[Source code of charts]
○ ○ ○ ○ ○
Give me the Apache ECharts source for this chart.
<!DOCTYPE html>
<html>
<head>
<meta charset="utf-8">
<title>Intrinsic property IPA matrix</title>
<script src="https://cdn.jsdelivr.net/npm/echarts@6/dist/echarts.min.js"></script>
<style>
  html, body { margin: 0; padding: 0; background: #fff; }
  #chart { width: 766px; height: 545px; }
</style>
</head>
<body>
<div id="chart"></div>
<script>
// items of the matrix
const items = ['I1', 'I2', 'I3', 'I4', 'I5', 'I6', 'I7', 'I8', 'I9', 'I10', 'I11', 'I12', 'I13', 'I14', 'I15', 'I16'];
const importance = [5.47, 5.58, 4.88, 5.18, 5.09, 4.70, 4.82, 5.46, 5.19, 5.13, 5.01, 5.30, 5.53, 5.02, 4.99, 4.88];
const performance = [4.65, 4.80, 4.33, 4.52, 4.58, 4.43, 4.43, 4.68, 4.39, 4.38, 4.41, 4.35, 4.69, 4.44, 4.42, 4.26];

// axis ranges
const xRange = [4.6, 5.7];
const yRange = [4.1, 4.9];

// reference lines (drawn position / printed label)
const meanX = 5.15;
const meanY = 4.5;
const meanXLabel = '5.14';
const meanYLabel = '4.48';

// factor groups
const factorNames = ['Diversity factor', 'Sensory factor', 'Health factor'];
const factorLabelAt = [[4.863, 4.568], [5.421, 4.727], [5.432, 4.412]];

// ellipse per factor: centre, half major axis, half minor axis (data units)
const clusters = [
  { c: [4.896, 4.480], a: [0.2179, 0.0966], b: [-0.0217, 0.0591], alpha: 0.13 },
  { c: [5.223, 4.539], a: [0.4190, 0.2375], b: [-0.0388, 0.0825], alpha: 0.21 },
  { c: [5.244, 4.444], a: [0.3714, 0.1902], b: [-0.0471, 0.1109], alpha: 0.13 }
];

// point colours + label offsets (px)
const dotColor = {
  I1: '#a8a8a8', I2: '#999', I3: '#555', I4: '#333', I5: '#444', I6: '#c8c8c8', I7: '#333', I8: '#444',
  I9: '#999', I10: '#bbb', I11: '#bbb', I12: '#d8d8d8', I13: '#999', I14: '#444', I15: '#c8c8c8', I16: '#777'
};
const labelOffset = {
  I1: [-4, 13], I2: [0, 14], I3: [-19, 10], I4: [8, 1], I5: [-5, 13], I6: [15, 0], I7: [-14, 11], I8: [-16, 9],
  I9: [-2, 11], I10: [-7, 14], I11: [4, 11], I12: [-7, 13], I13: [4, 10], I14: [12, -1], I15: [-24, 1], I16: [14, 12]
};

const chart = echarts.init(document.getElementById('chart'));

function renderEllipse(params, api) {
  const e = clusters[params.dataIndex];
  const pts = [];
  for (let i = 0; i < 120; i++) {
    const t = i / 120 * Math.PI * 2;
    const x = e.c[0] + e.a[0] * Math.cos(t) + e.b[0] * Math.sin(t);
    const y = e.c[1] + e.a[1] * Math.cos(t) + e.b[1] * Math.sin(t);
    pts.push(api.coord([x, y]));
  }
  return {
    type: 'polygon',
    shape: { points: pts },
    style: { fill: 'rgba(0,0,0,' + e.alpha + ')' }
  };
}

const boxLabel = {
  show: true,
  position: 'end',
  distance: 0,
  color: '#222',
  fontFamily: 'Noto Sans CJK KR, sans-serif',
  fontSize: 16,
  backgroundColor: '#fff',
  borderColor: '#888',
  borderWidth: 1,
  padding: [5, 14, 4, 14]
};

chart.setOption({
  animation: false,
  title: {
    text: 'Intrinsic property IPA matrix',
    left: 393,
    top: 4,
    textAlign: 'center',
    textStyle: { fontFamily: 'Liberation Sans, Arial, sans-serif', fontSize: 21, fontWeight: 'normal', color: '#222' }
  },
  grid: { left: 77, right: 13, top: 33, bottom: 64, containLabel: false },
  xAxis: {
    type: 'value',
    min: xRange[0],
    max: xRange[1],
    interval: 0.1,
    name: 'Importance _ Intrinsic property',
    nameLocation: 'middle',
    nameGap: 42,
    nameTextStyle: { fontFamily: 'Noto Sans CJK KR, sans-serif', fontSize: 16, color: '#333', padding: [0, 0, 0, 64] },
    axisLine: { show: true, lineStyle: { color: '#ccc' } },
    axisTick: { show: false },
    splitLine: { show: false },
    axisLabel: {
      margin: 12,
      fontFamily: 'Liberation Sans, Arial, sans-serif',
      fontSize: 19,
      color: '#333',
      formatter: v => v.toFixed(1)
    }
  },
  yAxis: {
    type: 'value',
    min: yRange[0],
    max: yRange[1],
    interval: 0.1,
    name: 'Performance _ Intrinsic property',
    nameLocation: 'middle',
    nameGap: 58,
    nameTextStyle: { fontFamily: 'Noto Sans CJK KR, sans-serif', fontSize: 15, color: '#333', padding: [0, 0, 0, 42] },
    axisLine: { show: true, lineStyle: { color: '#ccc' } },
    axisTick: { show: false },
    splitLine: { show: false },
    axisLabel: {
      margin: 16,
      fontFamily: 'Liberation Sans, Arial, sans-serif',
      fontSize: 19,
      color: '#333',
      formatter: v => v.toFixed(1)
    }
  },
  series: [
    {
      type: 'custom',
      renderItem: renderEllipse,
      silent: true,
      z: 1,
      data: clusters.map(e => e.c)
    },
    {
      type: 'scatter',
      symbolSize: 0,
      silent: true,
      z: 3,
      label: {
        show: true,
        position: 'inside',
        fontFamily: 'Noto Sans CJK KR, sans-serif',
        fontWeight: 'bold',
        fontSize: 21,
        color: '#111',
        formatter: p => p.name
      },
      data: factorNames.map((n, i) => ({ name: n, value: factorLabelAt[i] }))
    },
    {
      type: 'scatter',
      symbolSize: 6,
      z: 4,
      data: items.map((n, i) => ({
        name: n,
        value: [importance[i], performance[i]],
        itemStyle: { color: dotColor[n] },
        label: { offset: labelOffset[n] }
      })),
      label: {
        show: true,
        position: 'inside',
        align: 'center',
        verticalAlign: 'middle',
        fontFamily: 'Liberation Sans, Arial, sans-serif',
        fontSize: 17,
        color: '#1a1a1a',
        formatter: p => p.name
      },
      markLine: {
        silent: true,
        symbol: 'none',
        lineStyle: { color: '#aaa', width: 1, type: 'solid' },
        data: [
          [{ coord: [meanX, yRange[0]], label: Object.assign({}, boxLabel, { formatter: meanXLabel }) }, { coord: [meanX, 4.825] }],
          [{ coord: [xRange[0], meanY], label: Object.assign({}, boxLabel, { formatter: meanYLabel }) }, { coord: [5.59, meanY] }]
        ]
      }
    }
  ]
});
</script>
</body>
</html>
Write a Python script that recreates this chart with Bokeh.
○ ○ ○ ○ ○
» **WHAT YOU SHOULD DO**
Your task is to reproduce the whole listing exactly.

» **RESULT OF THE TASK**
Give me the Apache ECharts source for this chart.
<!DOCTYPE html>
<html>
<head>
<meta charset="utf-8">
<title>Intrinsic property IPA matrix</title>
<script src="https://cdn.jsdelivr.net/npm/echarts@6/dist/echarts.min.js"></script>
<style>
  html, body { margin: 0; padding: 0; background: #fff; }
  #chart { width: 766px; height: 545px; }
</style>
</head>
<body>
<div id="chart"></div>
<script>
// items of the matrix
const items = ['I1', 'I2', 'I3', 'I4', 'I5', 'I6', 'I7', 'I8', 'I9', 'I10', 'I11', 'I12', 'I13', 'I14', 'I15', 'I16'];
const importance = [5.47, 5.58, 4.88, 5.18, 5.09, 4.70, 4.82, 5.46, 5.19, 5.13, 5.01, 5.30, 5.53, 5.02, 4.99, 4.88];
const performance = [4.65, 4.80, 4.33, 4.52, 4.58, 4.43, 4.43, 4.68, 4.39, 4.38, 4.41, 4.35, 4.69, 4.44, 4.42, 4.26];

// axis ranges
const xRange = [4.6, 5.7];
const yRange = [4.1, 4.9];

// reference lines (drawn position / printed label)
const meanX = 5.15;
const meanY = 4.5;
const meanXLabel = '5.14';
const meanYLabel = '4.48';

// factor groups
const factorNames = ['Diversity factor', 'Sensory factor', 'Health factor'];
const factorLabelAt = [[4.863, 4.568], [5.421, 4.727], [5.432, 4.412]];

// ellipse per factor: centre, half major axis, half minor axis (data units)
const clusters = [
  { c: [4.896, 4.480], a: [0.2179, 0.0966], b: [-0.0217, 0.0591], alpha: 0.13 },
  { c: [5.223, 4.539], a: [0.4190, 0.2375], b: [-0.0388, 0.0825], alpha: 0.21 },
  { c: [5.244, 4.444], a: [0.3714, 0.1902], b: [-0.0471, 0.1109], alpha: 0.13 }
];

// point colours + label offsets (px)
const dotColor = {
  I1: '#a8a8a8', I2: '#999', I3: '#555', I4: '#333', I5: '#444', I6: '#c8c8c8', I7: '#333', I8: '#444',
  I9: '#999', I10: '#bbb', I11: '#bbb', I12: '#d8d8d8', I13: '#999', I14: '#444', I15: '#c8c8c8', I16: '#777'
};
const labelOffset = {
  I1: [-4, 13], I2: [0, 14], I3: [-19, 10], I4: [8, 1], I5: [-5, 13], I6: [15, 0], I7: [-14, 11], I8: [-16, 9],
  I9: [-2, 11], I10: [-7, 14], I11: [4, 11], I12: [-7, 13], I13: [4, 10], I14: [12, -1], I15: [-24, 1], I16: [14, 12]
};

const chart = echarts.init(document.getElementById('chart'));

function renderEllipse(params, api) {
  const e = clusters[params.dataIndex];
  const pts = [];
  for (let i = 0; i < 120; i++) {
    const t = i / 120 * Math.PI * 2;
    const x = e.c[0] + e.a[0] * Math.cos(t) + e.b[0] * Math.sin(t);
    const y = e.c[1] + e.a[1] * Math.cos(t) + e.b[1] * Math.sin(t);
    pts.push(api.coord([x, y]));
  }
  return {
    type: 'polygon',
    shape: { points: pts },
    style: { fill: 'rgba(0,0,0,' + e.alpha + ')' }
  };
}

const boxLabel = {
  show: true,
  position: 'end',
  distance: 0,
  color: '#222',
  fontFamily: 'Noto Sans CJK KR, sans-serif',
  fontSize: 16,
  backgroundColor: '#fff',
  borderColor: '#888',
  borderWidth: 1,
  padding: [5, 14, 4, 14]
};

chart.setOption({
  animation: false,
  title: {
    text: 'Intrinsic property IPA matrix',
    left: 393,
    top: 4,
    textAlign: 'center',
    textStyle: { fontFamily: 'Liberation Sans, Arial, sans-serif', fontSize: 21, fontWeight: 'normal', color: '#222' }
  },
  grid: { left: 77, right: 13, top: 33, bottom: 64, containLabel: false },
  xAxis: {
    type: 'value',
    min: xRange[0],
    max: xRange[1],
    interval: 0.1,
    name: 'Importance _ Intrinsic property',
    nameLocation: 'middle',
    nameGap: 42,
    nameTextStyle: { fontFamily: 'Noto Sans CJK KR, sans-serif', fontSize: 16, color: '#333', padding: [0, 0, 0, 64] },
    axisLine: { show: true, lineStyle: { color: '#ccc' } },
    axisTick: { show: false },
    splitLine: { show: false },
    axisLabel: {
      margin: 12,
      fontFamily: 'Liberation Sans, Arial, sans-serif',
      fontSize: 19,
      color: '#333',
      formatter: v => v.toFixed(1)
    }
  },
  yAxis: {
    type: 'value',
    min: yRange[0],
    max: yRange[1],
    interval: 0.1,
    name: 'Performance _ Intrinsic property',
    nameLocation: 'middle',
    nameGap: 58,
    nameTextStyle: { fontFamily: 'Noto Sans CJK KR, sans-serif', fontSize: 15, color: '#333', padding: [0, 0, 0, 42] },
    axisLine: { show: true, lineStyle: { color: '#ccc' } },
    axisTick: { show: false },
    splitLine: { show: false },
    axisLabel: {
      margin: 16,
      fontFamily: 'Liberation Sans, Arial, sans-serif',
      fontSize: 19,
      color: '#333',
      formatter: v => v.toFixed(1)
    }
  },
  series: [
    {
      type: 'custom',
      renderItem: renderEllipse,
      silent: true,
      z: 1,
      data: clusters.map(e => e.c)
    },
    {
      type: 'scatter',
      symbolSize: 0,
      silent: true,
      z: 3,
      label: {
        show: true,
        position: 'inside',
        fontFamily: 'Noto Sans CJK KR, sans-serif',
        fontWeight: 'bold',
        fontSize: 21,
        color: '#111',
        formatter: p => p.name
      },
      data: factorNames.map((n, i) => ({ name: n, value: factorLabelAt[i] }))
    },
    {
      type: 'scatter',
      symbolSize: 6,
      z: 4,
      data: items.map((n, i) => ({
        name: n,
        value: [importance[i], performance[i]],
        itemStyle: { color: dotColor[n] },
        label: { offset: labelOffset[n] }
      })),
      label: {
        show: true,
        position: 'inside',
        align: 'center',
        verticalAlign: 'middle',
        fontFamily: 'Liberation Sans, Arial, sans-serif',
        fontSize: 17,
        color: '#1a1a1a',
        formatter: p => p.name
      },
      markLine: {
        silent: true,
        symbol: 'none',
        lineStyle: { color: '#aaa', width: 1, type: 'solid' },
        data: [
          [{ coord: [meanX, yRange[0]], label: Object.assign({}, boxLabel, { formatter: meanXLabel }) }, { coord: [meanX, 4.825] }],
          [{ coord: [xRange[0], meanY], label: Object.assign({}, boxLabel, { formatter: meanYLabel }) }, { coord: [5.59, meanY] }]
        ]
      }
    }
  ]
});
</script>
</body>
</html>
Write a Python script that recreates this chart with Bokeh.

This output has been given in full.